##### Data shown #####

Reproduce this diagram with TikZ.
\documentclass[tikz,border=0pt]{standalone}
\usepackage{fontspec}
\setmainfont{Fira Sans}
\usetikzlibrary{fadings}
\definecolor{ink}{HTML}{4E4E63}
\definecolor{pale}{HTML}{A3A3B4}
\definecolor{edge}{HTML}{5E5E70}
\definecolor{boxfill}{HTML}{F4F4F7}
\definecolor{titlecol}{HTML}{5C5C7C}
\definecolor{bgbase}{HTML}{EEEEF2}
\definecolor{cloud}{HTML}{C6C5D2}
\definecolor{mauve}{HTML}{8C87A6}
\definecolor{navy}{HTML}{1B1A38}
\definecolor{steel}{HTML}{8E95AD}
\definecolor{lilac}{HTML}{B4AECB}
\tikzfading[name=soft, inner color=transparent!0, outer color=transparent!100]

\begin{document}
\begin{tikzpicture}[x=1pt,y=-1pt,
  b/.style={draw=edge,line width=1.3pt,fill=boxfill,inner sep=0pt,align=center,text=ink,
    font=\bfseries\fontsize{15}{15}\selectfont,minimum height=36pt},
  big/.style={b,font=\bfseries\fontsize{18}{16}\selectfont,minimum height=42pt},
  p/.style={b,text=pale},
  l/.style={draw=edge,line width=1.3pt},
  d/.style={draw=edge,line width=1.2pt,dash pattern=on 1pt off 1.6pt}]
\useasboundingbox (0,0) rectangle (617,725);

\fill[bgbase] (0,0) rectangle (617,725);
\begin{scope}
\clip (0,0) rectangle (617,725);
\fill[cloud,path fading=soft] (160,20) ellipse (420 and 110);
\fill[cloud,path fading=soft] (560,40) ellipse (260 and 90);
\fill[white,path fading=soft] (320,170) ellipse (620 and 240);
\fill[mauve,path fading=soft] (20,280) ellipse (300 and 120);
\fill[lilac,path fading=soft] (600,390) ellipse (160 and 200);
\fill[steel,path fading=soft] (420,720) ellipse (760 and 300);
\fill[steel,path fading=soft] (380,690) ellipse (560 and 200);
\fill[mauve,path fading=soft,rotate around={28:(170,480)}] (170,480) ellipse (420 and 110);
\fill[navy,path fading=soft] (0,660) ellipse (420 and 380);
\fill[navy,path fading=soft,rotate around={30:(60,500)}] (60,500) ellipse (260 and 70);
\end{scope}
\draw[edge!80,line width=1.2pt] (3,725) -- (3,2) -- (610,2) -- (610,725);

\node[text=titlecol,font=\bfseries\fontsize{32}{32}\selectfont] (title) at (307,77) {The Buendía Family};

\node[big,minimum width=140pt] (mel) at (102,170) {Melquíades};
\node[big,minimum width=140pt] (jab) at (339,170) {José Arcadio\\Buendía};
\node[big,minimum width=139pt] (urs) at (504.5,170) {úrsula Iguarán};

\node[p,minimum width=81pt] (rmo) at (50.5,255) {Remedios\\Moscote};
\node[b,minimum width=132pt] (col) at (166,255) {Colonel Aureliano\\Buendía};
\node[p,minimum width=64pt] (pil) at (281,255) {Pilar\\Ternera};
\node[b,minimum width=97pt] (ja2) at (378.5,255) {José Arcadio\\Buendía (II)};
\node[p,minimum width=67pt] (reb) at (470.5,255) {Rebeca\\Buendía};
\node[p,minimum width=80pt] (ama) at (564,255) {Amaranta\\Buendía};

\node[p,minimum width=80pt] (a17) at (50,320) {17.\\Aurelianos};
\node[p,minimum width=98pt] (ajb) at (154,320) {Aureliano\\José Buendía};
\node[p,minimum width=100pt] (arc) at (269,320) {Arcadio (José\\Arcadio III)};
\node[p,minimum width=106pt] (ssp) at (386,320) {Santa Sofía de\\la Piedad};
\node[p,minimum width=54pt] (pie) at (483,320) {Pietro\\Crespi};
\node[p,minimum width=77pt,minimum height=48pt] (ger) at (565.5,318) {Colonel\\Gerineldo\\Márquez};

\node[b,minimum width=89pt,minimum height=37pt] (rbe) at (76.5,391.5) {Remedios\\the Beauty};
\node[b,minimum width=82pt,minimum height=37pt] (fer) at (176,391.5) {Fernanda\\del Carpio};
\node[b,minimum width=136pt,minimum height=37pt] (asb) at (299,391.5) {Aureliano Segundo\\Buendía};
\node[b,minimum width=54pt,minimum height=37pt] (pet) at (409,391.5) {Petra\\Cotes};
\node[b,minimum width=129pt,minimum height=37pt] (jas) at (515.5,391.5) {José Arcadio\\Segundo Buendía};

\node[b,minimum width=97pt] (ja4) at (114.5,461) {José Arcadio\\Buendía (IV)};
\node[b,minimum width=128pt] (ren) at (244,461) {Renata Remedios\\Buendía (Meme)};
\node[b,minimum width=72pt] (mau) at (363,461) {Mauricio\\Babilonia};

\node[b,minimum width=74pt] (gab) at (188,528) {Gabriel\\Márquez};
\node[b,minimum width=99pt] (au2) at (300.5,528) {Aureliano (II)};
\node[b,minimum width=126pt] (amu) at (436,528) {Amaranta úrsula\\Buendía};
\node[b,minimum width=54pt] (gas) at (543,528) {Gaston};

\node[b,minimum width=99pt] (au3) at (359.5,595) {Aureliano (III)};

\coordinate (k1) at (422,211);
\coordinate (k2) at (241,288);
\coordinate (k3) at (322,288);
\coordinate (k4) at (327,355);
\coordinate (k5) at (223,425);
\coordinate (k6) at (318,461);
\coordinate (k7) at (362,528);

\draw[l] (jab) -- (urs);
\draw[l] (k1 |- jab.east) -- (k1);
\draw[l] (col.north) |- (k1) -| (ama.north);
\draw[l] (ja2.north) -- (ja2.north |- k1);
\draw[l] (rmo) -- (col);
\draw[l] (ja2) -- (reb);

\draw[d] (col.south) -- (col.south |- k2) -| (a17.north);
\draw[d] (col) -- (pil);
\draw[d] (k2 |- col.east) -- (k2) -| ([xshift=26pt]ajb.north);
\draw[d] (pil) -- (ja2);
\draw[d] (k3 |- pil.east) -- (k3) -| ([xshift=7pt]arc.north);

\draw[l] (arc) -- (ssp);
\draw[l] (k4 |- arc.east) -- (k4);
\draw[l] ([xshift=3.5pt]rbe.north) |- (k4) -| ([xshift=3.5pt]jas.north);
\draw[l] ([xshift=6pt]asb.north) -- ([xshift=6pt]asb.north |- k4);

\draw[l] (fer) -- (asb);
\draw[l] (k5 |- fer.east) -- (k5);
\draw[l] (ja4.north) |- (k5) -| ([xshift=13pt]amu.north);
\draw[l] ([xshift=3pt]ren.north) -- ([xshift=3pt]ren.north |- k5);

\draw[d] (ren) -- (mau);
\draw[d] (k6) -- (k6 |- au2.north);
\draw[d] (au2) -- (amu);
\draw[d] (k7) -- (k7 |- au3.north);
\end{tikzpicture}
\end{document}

#####

#### [Task description]
Repeat the material above in full, keeping every word.

#### [Right answer]
Reproduce this diagram with TikZ.
\documentclass[tikz,border=0pt]{standalone}
\usepackage{fontspec}
\setmainfont{Fira Sans}
\usetikzlibrary{fadings}
\definecolor{ink}{HTML}{4E4E63}
\definecolor{pale}{HTML}{A3A3B4}
\definecolor{edge}{HTML}{5E5E70}
\definecolor{boxfill}{HTML}{F4F4F7}
\definecolor{titlecol}{HTML}{5C5C7C}
\definecolor{bgbase}{HTML}{EEEEF2}
\definecolor{cloud}{HTML}{C6C5D2}
\definecolor{mauve}{HTML}{8C87A6}
\definecolor{navy}{HTML}{1B1A38}
\definecolor{steel}{HTML}{8E95AD}
\definecolor{lilac}{HTML}{B4AECB}
\tikzfading[name=soft, inner color=transparent!0, outer color=transparent!100]

\begin{document}
\begin{tikzpicture}[x=1pt,y=-1pt,
  b/.style={draw=edge,line width=1.3pt,fill=boxfill,inner sep=0pt,align=center,text=ink,
    font=\bfseries\fontsize{15}{15}\selectfont,minimum height=36pt},
  big/.style={b,font=\bfseries\fontsize{18}{16}\selectfont,minimum height=42pt},
  p/.style={b,text=pale},
  l/.style={draw=edge,line width=1.3pt},
  d/.style={draw=edge,line width=1.2pt,dash pattern=on 1pt off 1.6pt}]
\useasboundingbox (0,0) rectangle (617,725);

\fill[bgbase] (0,0) rectangle (617,725);
\begin{scope}
\clip (0,0) rectangle (617,725);
\fill[cloud,path fading=soft] (160,20) ellipse (420 and 110);
\fill[cloud,path fading=soft] (560,40) ellipse (260 and 90);
\fill[white,path fading=soft] (320,170) ellipse (620 and 240);
\fill[mauve,path fading=soft] (20,280) ellipse (300 and 120);
\fill[lilac,path fading=soft] (600,390) ellipse (160 and 200);
\fill[steel,path fading=soft] (420,720) ellipse (760 and 300);
\fill[steel,path fading=soft] (380,690) ellipse (560 and 200);
\fill[mauve,path fading=soft,rotate around={28:(170,480)}] (170,480) ellipse (420 and 110);
\fill[navy,path fading=soft] (0,660) ellipse (420 and 380);
\fill[navy,path fading=soft,rotate around={30:(60,500)}] (60,500) ellipse (260 and 70);
\end{scope}
\draw[edge!80,line width=1.2pt] (3,725) -- (3,2) -- (610,2) -- (610,725);

\node[text=titlecol,font=\bfseries\fontsize{32}{32}\selectfont] (title) at (307,77) {The Buendía Family};

\node[big,minimum width=140pt] (mel) at (102,170) {Melquíades};
\node[big,minimum width=140pt] (jab) at (339,170) {José Arcadio\\Buendía};
\node[big,minimum width=139pt] (urs) at (504.5,170) {úrsula Iguarán};

\node[p,minimum width=81pt] (rmo) at (50.5,255) {Remedios\\Moscote};
\node[b,minimum width=132pt] (col) at (166,255) {Colonel Aureliano\\Buendía};
\node[p,minimum width=64pt] (pil) at (281,255) {Pilar\\Ternera};
\node[b,minimum width=97pt] (ja2) at (378.5,255) {José Arcadio\\Buendía (II)};
\node[p,minimum width=67pt] (reb) at (470.5,255) {Rebeca\\Buendía};
\node[p,minimum width=80pt] (ama) at (564,255) {Amaranta\\Buendía};

\node[p,minimum width=80pt] (a17) at (50,320) {17.\\Aurelianos};
\node[p,minimum width=98pt] (ajb) at (154,320) {Aureliano\\José Buendía};
\node[p,minimum width=100pt] (arc) at (269,320) {Arcadio (José\\Arcadio III)};
\node[p,minimum width=106pt] (ssp) at (386,320) {Santa Sofía de\\la Piedad};
\node[p,minimum width=54pt] (pie) at (483,320) {Pietro\\Crespi};
\node[p,minimum width=77pt,minimum height=48pt] (ger) at (565.5,318) {Colonel\\Gerineldo\\Márquez};

\node[b,minimum width=89pt,minimum height=37pt] (rbe) at (76.5,391.5) {Remedios\\the Beauty};
\node[b,minimum width=82pt,minimum height=37pt] (fer) at (176,391.5) {Fernanda\\del Carpio};
\node[b,minimum width=136pt,minimum height=37pt] (asb) at (299,391.5) {Aureliano Segundo\\Buendía};
\node[b,minimum width=54pt,minimum height=37pt] (pet) at (409,391.5) {Petra\\Cotes};
\node[b,minimum width=129pt,minimum height=37pt] (jas) at (515.5,391.5) {José Arcadio\\Segundo Buendía};

\node[b,minimum width=97pt] (ja4) at (114.5,461) {José Arcadio\\Buendía (IV)};
\node[b,minimum width=128pt] (ren) at (244,461) {Renata Remedios\\Buendía (Meme)};
\node[b,minimum width=72pt] (mau) at (363,461) {Mauricio\\Babilonia};

\node[b,minimum width=74pt] (gab) at (188,528) {Gabriel\\Márquez};
\node[b,minimum width=99pt] (au2) at (300.5,528) {Aureliano (II)};
\node[b,minimum width=126pt] (amu) at (436,528) {Amaranta úrsula\\Buendía};
\node[b,minimum width=54pt] (gas) at (543,528) {Gaston};

\node[b,minimum width=99pt] (au3) at (359.5,595) {Aureliano (III)};

\coordinate (k1) at (422,211);
\coordinate (k2) at (241,288);
\coordinate (k3) at (322,288);
\coordinate (k4) at (327,355);
\coordinate (k5) at (223,425);
\coordinate (k6) at (318,461);
\coordinate (k7) at (362,528);

\draw[l] (jab) -- (urs);
\draw[l] (k1 |- jab.east) -- (k1);
\draw[l] (col.north) |- (k1) -| (ama.north);
\draw[l] (ja2.north) -- (ja2.north |- k1);
\draw[l] (rmo) -- (col);
\draw[l] (ja2) -- (reb);

\draw[d] (col.south) -- (col.south |- k2) -| (a17.north);
\draw[d] (col) -- (pil);
\draw[d] (k2 |- col.east) -- (k2) -| ([xshift=26pt]ajb.north);
\draw[d] (pil) -- (ja2);
\draw[d] (k3 |- pil.east) -- (k3) -| ([xshift=7pt]arc.north);

\draw[l] (arc) -- (ssp);
\draw[l] (k4 |- arc.east) -- (k4);
\draw[l] ([xshift=3.5pt]rbe.north) |- (k4) -| ([xshift=3.5pt]jas.north);
\draw[l] ([xshift=6pt]asb.north) -- ([xshift=6pt]asb.north |- k4);

\draw[l] (fer) -- (asb);
\draw[l] (k5 |- fer.east) -- (k5);
\draw[l] (ja4.north) |- (k5) -| ([xshift=13pt]amu.north);
\draw[l] ([xshift=3pt]ren.north) -- ([xshift=3pt]ren.north |- k5);

\draw[d] (ren) -- (mau);
\draw[d] (k6) -- (k6 |- au2.north);
\draw[d] (au2) -- (amu);
\draw[d] (k7) -- (k7 |- au3.north);
\end{tikzpicture}
\end{document}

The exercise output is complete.